The observation of neutrinoless double beta decay will help determine the masses of neutrinos, discover lepton number violation and reveal if two-component Majorana fermions exist in Nature. EXO, a multi-tonne neutrinoless double beta decay experiment employing xenon enriched to ~80% in the isotope Xenon-136, is now taking data at the WIPP underground site in New Mexico. However, the next generation of such experiments requires advanced background reduction methods to reach Majorana neutrino mass sensitivities below 0.01 eV.
EXO is developing a novel technique to tag the Barium (Ba) produced in the final state of the neutrinoless double beta decay using atomic spectroscopy. This technique has the promise of drastically reducing radioactive backgrounds, providing a clean and un-ambiguous measurement with unprecedented sensitivity. Recent breakthroughs have been obtained in the Ba-tagging front. These groups have produced, for the first time, Ba transport and tagging efficiencies above 1%. The R&D work funded with this award builds on such breakthroughs and aspires to provide the first demonstration of high efficiency tagging of individual Ba atoms in liquid xenon.

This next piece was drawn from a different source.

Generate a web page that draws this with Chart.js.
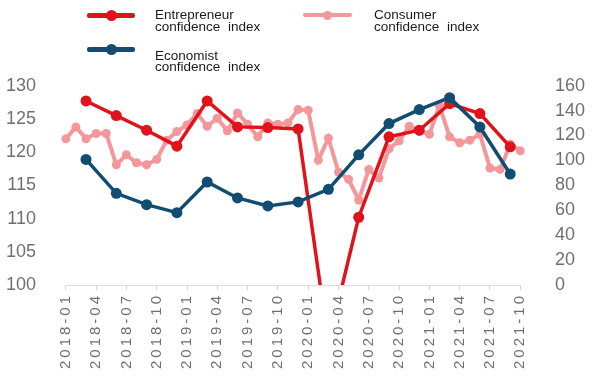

Broader impacts: While the primary scientific goal of this proposal is in the field of neutrino physics, its broader impact is substantial. The techniques being developed span a range of topics, from nuclear and particle astrophysics, to AMO, surface physics and material science. This research, if successful, is likely to be applicable to other problems in science and technology, where the high efficiency transfer and identification of single atoms would be of interest. Examples include trace analysis for homeland security applications and the detection of rare phenomena. The team is also planning to continue the summer program integrating high school teachers into their labs.